Legal advice commissioned by the government about parliament’s ‘Partygate’ inquiry has unlawfully saddled the taxpayer with a six-figure bill, the Good Law Project has claimed.

The legal campaign group has sent a pre-action letter to the Cabinet Office in relation to advice on the investigation into whether Boris Johnson is in contempt of parliament over illegal parties during lockdown.

Johnson is accused of misleading the House of Commons by saying that lockdown rules ‘were not broken’ following reports – later confirmed – of alcohol-fuelled gatherings in Downing Street and the Cabinet Office.

Leading public law silk Lord Pannick KC and Jason Pobjoy, both of Blackstone Chambers, advised earlier this month that the Commons’ privileges committee was proceeding on a ‘fundamentally flawed’ basis as a result of ‘substantive errors as to the ingredients of contempt and the standard of proof required’.

It was later reported that the advice from Pannick and Pobjoy, who were instructed by commercial firm Peters & Peters, cost between £112,700 and £129,700 – which the Good Law Project argues is an ‘improper’ use of public funds.

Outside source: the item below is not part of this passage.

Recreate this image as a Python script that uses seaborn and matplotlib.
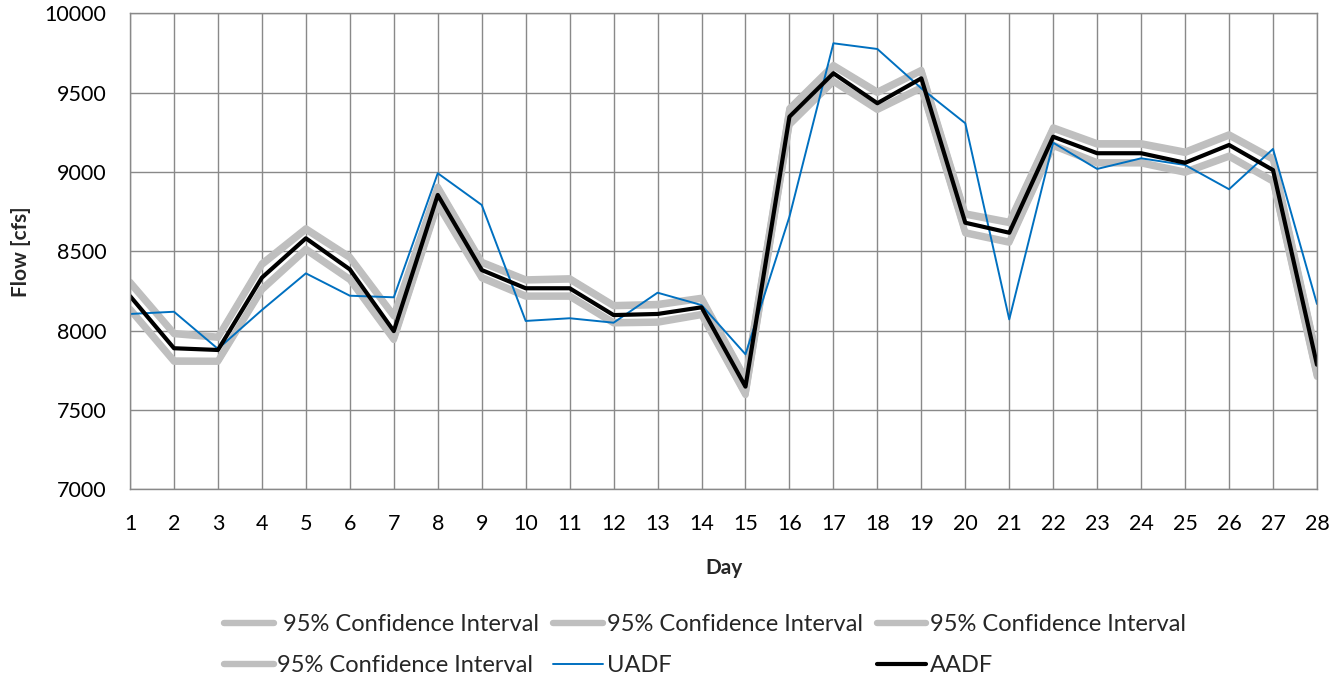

In its letter to the Cabinet Office, the group said that ‘in deciding to obtain the opinion using public funds and/or awarding the contract, the [prime minister] has acted for an improper purpose’.

The Good Law Project also suggested that ‘a particular outcome for the opinion was being sought in the personal interests of Mr Johnson’ and that the question of value for money was not ‘even considered, let alone achieved’.

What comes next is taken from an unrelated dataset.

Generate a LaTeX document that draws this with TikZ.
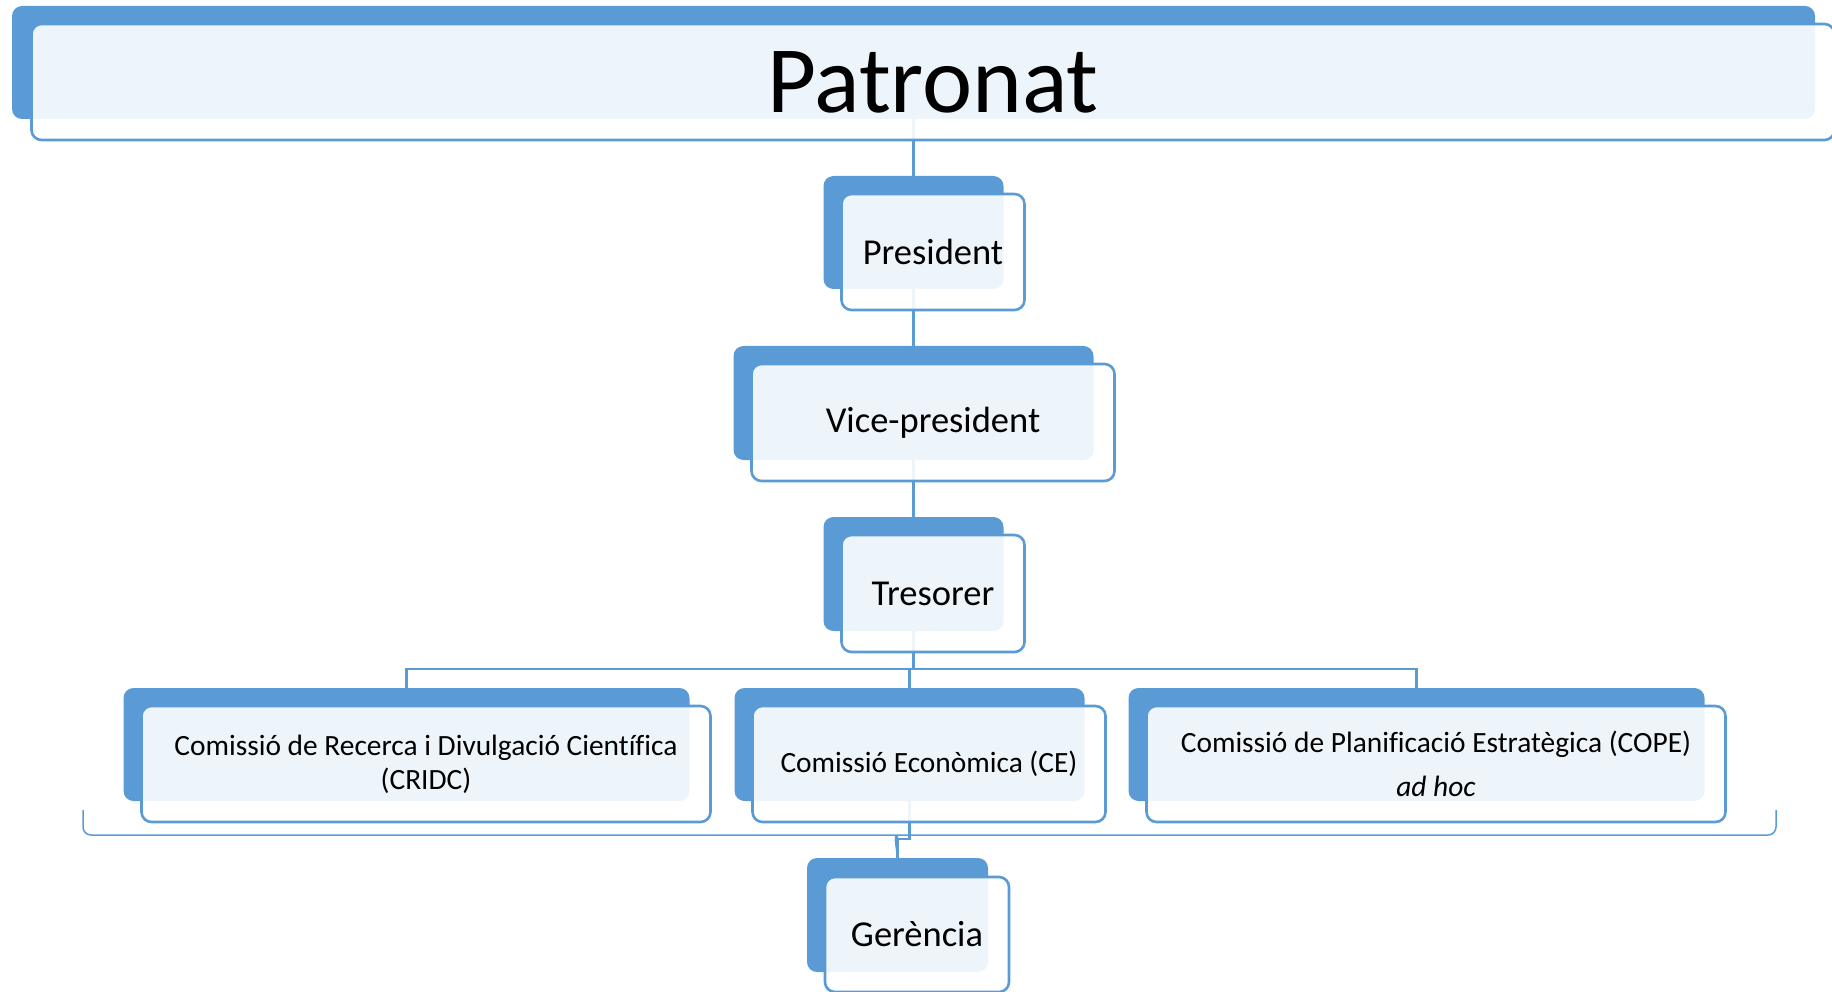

It invited the prime minister to ‘acknowledge that the decision to obtain the opinion using public funds and the award of the contract was unlawful and to seek that Mr Johnson use his private funds [to] reimburse the public purse’.

Jo Maugham, director of the Good Law Project, said: ‘It is not for us to pick up the tab for getting the former prime minister off the hook. Millions of people made serious personal sacrifices to obey the lockdown rules set by Boris Johnson’s government, rules which he then flouted himself.

‘It is only fair and correct that he is held accountable over his statements to parliament – and surreal that he expects the taxpayer to help him dig his way out.’

Downing Street did not immediately respond to a request for comment. Peters & Peters declined to comment.